PROBLEM REQUIREMENTS ->
Exactly retype the lines of the material from its first line to the line with "0.9, 1.45, 1.8];", including both.

DATA SEGMENT ->
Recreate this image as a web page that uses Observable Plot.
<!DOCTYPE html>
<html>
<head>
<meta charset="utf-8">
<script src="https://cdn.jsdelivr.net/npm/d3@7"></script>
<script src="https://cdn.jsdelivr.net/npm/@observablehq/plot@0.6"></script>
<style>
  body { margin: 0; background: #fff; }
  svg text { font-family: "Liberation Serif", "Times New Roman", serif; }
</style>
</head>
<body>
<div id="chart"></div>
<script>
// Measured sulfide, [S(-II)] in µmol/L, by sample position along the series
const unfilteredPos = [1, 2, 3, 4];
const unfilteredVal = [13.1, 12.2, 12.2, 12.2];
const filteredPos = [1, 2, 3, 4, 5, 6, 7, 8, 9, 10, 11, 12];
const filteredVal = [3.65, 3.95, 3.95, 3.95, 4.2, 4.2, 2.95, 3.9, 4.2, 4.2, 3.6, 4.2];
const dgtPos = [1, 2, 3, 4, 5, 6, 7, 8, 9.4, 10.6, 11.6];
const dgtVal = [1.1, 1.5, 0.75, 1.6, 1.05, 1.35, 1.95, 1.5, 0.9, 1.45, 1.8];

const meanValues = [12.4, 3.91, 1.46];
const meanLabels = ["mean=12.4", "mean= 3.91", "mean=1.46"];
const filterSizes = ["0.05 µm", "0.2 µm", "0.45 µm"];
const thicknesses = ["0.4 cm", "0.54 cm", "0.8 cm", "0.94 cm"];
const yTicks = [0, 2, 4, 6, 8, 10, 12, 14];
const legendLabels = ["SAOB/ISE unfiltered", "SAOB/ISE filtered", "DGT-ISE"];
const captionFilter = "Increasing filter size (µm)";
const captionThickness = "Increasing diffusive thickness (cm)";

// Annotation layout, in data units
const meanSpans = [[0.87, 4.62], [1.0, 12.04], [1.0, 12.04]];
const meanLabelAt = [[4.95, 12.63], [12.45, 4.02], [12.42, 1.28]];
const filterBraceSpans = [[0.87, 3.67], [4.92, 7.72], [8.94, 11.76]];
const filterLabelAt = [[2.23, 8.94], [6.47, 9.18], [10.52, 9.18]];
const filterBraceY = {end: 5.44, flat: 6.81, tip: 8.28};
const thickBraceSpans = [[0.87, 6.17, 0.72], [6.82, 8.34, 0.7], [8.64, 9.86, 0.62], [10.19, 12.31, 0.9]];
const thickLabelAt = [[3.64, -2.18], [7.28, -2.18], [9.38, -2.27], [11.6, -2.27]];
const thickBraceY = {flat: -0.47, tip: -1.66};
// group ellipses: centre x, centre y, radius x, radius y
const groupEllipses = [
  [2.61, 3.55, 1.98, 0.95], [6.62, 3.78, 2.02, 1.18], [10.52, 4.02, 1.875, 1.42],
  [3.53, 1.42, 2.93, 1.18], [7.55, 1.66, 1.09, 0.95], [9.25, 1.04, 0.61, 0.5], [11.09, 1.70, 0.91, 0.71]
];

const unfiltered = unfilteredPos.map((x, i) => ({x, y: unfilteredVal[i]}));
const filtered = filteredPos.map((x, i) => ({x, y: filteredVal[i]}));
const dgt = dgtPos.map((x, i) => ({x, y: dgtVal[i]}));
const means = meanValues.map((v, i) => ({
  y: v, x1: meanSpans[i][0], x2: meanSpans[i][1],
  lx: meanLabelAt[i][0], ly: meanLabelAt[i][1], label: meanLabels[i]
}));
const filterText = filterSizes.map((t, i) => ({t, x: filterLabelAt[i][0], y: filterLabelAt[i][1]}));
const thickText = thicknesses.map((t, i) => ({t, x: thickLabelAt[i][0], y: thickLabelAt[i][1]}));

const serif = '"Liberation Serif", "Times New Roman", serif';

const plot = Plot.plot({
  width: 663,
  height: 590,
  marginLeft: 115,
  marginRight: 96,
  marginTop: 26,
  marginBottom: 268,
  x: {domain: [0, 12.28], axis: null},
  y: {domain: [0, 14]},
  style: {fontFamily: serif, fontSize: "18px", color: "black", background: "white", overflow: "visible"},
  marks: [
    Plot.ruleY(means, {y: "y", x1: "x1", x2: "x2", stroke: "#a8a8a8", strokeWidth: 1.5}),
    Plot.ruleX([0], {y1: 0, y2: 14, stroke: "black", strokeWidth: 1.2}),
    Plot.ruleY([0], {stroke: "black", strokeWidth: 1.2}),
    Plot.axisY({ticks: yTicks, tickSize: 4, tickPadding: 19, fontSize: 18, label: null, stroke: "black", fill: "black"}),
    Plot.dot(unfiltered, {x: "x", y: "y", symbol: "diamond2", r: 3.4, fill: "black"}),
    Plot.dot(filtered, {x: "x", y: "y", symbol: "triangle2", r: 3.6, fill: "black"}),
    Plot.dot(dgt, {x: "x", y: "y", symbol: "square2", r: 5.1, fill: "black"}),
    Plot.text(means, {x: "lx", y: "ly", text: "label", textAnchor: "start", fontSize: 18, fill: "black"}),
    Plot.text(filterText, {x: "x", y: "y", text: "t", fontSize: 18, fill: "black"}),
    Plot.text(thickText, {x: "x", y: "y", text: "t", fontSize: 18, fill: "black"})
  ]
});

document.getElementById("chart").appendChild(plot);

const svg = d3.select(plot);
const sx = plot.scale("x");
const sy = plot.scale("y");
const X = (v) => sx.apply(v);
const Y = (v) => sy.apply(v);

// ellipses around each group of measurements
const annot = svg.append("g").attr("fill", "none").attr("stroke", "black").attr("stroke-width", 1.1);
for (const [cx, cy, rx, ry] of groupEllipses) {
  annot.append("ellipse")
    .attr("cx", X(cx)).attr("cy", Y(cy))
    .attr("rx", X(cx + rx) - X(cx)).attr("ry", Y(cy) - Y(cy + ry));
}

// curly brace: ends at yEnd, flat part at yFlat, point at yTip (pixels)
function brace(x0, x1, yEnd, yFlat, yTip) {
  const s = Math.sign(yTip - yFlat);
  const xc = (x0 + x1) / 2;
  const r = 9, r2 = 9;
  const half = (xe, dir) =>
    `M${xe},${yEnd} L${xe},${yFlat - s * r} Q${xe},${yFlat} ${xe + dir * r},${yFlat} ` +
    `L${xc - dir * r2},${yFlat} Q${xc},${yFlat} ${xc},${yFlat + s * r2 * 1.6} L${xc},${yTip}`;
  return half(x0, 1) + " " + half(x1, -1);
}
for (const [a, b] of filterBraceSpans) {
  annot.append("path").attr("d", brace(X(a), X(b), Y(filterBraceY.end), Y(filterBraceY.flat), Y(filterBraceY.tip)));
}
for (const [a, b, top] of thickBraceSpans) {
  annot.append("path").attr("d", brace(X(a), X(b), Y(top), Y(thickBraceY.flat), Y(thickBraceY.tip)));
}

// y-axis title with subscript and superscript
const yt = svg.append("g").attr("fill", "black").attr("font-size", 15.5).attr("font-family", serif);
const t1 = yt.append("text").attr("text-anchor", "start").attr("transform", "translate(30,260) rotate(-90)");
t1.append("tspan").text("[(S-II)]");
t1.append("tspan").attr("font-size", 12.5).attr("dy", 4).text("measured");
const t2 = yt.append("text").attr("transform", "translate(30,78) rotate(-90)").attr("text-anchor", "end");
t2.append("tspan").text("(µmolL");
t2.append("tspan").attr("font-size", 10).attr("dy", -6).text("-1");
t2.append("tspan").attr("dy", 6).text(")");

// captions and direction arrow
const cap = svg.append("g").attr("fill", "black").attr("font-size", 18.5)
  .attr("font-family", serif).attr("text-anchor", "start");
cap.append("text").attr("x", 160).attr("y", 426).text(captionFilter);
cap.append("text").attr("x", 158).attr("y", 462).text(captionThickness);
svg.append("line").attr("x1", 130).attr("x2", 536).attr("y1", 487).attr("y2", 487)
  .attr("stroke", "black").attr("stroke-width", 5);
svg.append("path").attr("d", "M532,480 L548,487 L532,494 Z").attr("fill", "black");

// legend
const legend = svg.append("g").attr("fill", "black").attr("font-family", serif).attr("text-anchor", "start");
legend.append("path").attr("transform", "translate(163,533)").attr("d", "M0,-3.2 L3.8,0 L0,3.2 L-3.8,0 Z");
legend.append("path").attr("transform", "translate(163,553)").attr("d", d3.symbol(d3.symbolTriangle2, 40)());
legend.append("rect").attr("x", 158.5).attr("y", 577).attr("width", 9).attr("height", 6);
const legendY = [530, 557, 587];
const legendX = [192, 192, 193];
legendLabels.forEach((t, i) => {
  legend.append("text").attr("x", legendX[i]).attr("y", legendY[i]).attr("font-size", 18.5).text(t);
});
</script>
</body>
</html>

TASK SOLUTION ->
Recreate this image as a web page that uses Observable Plot.
<!DOCTYPE html>
<html>
<head>
<meta charset="utf-8">
<script src="https://cdn.jsdelivr.net/npm/d3@7"></script>
<script src="https://cdn.jsdelivr.net/npm/@observablehq/plot@0.6"></script>
<style>
  body { margin: 0; background: #fff; }
  svg text { font-family: "Liberation Serif", "Times New Roman", serif; }
</style>
</head>
<body>
<div id="chart"></div>
<script>
// Measured sulfide, [S(-II)] in µmol/L, by sample position along the series
const unfilteredPos = [1, 2, 3, 4];
const unfilteredVal = [13.1, 12.2, 12.2, 12.2];
const filteredPos = [1, 2, 3, 4, 5, 6, 7, 8, 9, 10, 11, 12];
const filteredVal = [3.65, 3.95, 3.95, 3.95, 4.2, 4.2, 2.95, 3.9, 4.2, 4.2, 3.6, 4.2];
const dgtPos = [1, 2, 3, 4, 5, 6, 7, 8, 9.4, 10.6, 11.6];
const dgtVal = [1.1, 1.5, 0.75, 1.6, 1.05, 1.35, 1.95, 1.5, 0.9, 1.45, 1.8];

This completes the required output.